TASK PROMPT -
What is needed is an exact copy of the lines from the one containing "Generate a web" to the one containing "// ---- values (all in eV) ----", both lines included, and no other lines.

— START STORED DATA —

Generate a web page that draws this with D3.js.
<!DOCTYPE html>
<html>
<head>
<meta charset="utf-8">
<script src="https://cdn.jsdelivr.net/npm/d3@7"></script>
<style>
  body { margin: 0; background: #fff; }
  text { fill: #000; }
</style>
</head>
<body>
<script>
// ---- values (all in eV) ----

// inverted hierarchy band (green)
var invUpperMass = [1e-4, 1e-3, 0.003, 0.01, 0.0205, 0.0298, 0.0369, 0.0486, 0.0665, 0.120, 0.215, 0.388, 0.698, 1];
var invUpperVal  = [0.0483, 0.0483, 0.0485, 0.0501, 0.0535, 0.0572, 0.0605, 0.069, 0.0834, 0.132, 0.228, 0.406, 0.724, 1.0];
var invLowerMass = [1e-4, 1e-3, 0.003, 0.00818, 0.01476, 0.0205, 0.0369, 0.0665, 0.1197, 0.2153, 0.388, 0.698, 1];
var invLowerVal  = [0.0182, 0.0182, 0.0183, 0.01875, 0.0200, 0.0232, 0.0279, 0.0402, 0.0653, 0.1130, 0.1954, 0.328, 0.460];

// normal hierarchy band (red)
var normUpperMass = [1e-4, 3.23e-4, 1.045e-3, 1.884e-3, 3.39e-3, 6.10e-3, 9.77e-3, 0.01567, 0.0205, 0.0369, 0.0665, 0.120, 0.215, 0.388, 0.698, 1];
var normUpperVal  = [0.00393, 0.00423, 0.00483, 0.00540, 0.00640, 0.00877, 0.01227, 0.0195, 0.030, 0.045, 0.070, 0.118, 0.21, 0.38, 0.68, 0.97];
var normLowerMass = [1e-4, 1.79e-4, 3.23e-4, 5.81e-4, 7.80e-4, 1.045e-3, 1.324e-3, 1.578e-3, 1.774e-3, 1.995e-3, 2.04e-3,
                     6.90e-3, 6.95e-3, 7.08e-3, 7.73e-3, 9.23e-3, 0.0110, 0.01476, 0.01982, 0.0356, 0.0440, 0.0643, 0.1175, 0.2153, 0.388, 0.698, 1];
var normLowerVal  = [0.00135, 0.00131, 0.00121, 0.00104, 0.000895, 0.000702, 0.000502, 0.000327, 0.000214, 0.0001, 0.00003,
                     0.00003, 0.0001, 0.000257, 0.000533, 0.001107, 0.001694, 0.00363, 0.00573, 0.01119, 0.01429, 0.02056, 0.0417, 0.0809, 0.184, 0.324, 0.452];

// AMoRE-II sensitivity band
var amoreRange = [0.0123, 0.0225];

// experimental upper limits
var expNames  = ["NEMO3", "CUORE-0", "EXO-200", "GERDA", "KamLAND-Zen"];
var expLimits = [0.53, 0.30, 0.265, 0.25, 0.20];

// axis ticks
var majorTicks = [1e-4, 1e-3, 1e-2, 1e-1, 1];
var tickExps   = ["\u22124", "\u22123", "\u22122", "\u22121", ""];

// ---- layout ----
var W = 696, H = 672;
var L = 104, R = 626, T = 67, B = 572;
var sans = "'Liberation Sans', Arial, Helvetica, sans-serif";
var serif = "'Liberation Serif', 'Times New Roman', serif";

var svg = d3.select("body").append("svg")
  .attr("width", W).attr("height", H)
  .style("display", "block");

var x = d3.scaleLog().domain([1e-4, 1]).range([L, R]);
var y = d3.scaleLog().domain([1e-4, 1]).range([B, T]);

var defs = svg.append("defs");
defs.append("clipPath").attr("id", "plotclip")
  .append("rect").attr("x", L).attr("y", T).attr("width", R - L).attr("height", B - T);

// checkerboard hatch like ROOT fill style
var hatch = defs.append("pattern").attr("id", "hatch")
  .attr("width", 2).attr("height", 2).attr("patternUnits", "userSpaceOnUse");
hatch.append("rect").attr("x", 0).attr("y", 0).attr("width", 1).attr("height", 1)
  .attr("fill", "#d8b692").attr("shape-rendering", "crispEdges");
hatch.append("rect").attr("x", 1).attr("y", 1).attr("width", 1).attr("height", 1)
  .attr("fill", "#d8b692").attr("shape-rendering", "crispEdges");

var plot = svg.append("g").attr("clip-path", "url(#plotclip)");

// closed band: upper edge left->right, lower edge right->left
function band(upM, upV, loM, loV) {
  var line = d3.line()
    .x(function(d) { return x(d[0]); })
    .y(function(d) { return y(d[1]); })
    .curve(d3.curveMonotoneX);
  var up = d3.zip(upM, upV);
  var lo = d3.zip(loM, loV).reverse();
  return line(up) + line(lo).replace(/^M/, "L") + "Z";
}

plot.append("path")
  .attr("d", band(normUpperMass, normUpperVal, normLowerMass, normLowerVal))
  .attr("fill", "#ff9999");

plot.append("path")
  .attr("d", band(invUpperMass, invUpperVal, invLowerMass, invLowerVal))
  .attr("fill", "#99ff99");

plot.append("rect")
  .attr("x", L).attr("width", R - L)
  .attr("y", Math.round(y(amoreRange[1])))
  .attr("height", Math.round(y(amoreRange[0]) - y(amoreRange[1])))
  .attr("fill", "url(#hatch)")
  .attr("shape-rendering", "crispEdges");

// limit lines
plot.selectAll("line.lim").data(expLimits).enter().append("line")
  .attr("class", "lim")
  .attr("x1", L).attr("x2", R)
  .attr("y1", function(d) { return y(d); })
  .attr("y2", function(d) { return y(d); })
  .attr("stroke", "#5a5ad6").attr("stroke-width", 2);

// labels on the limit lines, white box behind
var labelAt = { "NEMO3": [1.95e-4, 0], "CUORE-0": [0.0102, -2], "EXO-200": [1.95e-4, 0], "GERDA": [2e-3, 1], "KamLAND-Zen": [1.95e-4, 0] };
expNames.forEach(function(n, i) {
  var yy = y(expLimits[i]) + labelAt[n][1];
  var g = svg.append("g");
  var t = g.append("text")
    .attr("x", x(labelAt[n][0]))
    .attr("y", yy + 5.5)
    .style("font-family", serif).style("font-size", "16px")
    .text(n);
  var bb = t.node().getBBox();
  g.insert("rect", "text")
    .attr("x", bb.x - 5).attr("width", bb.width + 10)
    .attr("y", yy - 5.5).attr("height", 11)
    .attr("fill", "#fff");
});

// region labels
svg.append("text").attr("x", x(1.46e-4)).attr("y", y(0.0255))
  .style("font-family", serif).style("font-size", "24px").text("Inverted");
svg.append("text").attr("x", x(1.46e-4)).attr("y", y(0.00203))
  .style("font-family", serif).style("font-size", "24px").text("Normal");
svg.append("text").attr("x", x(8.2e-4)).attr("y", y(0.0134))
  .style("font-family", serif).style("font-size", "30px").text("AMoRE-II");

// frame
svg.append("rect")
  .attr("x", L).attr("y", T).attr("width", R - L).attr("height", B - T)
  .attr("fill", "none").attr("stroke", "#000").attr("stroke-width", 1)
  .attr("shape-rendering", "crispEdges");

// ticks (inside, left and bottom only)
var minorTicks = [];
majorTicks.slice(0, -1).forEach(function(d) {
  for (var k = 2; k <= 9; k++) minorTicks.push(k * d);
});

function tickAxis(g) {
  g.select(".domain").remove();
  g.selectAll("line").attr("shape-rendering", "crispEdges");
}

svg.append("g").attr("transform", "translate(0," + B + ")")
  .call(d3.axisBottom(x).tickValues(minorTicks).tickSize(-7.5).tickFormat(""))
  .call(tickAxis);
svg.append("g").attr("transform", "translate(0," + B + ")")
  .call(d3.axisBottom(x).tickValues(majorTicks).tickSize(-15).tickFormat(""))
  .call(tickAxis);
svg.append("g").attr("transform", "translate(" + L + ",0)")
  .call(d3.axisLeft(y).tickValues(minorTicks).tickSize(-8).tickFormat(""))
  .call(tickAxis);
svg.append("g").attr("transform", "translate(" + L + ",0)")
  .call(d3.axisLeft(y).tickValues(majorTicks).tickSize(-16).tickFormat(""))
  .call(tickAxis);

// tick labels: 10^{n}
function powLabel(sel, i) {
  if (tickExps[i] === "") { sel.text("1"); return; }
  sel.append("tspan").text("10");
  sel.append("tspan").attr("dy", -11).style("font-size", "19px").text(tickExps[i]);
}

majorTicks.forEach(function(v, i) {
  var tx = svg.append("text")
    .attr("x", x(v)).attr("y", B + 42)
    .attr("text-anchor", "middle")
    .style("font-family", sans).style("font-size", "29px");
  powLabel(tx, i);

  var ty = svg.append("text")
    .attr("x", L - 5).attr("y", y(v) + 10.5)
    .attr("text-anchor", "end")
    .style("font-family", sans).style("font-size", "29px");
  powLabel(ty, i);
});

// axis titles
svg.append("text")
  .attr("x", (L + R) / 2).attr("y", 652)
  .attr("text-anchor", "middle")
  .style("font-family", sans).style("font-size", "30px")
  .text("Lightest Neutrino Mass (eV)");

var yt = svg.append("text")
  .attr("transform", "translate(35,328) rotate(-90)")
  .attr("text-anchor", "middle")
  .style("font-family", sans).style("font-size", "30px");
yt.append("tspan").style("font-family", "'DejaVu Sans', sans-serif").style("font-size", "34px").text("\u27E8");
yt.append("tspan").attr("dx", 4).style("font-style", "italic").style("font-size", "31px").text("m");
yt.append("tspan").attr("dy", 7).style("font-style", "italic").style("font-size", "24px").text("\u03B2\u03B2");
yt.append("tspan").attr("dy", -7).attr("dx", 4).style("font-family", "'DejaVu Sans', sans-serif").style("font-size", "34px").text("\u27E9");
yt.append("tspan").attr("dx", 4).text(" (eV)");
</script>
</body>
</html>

— END STORED DATA —
— START STORED DATA —

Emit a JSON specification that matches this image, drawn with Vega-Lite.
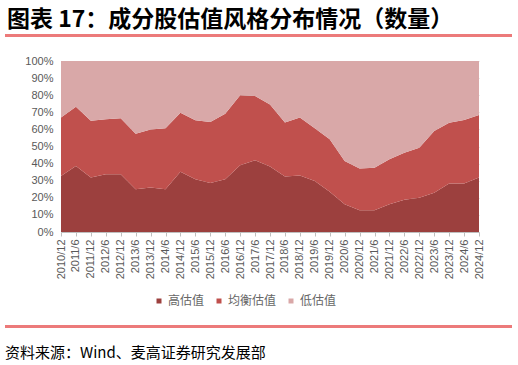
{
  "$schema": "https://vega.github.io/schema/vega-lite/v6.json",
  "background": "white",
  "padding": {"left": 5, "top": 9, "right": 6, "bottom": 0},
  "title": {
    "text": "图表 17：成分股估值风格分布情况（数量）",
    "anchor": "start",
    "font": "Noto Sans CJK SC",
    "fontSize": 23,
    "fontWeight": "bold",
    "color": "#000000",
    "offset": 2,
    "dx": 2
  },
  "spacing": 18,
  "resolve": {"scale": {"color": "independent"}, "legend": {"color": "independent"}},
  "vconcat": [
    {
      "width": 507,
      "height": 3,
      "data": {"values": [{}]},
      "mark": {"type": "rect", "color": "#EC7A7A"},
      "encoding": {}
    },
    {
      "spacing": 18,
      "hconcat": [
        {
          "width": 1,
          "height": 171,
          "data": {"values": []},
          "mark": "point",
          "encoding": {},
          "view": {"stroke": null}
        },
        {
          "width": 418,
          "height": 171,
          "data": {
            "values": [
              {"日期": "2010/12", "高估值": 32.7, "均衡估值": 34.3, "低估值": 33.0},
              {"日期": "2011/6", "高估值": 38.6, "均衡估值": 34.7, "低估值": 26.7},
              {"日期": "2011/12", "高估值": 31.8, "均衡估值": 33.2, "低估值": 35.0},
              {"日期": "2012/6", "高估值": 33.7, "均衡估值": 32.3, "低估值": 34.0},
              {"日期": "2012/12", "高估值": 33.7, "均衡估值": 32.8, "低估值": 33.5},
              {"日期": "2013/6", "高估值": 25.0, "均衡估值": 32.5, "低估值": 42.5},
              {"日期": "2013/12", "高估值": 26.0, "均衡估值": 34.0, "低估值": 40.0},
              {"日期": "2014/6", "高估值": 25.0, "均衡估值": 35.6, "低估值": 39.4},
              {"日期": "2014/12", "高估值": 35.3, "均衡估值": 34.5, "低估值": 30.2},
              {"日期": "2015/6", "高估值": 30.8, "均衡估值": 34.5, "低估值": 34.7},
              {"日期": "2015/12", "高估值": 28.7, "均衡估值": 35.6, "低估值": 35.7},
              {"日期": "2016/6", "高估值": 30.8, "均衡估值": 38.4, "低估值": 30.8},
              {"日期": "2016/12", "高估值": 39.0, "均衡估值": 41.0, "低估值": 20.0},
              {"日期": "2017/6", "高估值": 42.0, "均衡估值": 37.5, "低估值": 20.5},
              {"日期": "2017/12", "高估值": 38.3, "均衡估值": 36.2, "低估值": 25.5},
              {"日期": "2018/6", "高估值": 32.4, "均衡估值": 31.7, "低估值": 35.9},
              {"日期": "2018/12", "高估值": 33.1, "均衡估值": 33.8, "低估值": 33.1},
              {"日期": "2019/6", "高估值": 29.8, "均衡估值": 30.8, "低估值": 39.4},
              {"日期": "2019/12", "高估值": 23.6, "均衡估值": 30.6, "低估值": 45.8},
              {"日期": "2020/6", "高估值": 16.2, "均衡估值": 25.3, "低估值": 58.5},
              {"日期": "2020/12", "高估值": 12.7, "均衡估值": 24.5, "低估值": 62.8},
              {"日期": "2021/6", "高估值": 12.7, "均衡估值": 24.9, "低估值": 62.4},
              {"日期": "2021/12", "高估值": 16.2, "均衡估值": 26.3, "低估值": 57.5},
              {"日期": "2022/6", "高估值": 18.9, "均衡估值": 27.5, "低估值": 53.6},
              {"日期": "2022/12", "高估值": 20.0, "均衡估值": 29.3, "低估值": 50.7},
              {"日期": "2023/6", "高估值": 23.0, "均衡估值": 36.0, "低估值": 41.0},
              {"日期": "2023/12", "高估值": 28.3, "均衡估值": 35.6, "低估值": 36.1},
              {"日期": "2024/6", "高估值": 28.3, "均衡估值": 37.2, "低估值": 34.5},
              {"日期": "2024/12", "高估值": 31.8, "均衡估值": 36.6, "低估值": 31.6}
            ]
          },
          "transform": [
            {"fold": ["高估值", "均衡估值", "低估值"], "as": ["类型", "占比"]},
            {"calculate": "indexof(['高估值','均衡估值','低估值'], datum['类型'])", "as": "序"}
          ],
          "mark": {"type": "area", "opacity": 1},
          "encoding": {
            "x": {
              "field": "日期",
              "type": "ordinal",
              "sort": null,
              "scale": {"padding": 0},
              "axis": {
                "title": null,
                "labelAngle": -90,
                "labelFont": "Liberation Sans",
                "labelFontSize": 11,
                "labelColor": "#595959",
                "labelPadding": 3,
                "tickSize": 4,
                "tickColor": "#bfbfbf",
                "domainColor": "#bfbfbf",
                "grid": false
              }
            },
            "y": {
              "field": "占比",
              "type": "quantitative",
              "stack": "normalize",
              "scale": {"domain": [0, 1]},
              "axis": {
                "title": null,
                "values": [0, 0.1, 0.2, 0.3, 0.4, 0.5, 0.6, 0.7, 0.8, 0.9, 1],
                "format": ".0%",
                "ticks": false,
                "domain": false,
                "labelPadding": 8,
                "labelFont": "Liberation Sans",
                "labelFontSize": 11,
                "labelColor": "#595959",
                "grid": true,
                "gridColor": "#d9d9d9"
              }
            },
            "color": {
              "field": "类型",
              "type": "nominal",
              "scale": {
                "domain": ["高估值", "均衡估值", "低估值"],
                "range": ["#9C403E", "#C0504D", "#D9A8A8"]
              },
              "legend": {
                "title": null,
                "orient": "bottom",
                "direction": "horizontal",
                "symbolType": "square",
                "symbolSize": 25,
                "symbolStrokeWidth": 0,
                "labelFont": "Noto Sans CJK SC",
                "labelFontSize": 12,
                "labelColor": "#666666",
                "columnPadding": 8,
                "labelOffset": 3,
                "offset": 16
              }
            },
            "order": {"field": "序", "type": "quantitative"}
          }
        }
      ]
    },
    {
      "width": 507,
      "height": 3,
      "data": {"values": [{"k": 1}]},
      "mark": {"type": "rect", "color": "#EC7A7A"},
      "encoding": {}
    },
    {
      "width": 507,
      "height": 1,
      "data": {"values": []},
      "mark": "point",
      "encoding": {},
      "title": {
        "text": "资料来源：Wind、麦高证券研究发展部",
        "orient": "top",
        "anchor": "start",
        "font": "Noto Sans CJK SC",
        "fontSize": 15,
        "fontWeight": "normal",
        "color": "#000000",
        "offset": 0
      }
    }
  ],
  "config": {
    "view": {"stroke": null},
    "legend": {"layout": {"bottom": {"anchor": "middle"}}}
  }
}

— END STORED DATA —

THE RESULT -
Generate a web page that draws this with D3.js.
<!DOCTYPE html>
<html>
<head>
<meta charset="utf-8">
<script src="https://cdn.jsdelivr.net/npm/d3@7"></script>
<style>
  body { margin: 0; background: #fff; }
  text { fill: #000; }
</style>
</head>
<body>
<script>
// ---- values (all in eV) ----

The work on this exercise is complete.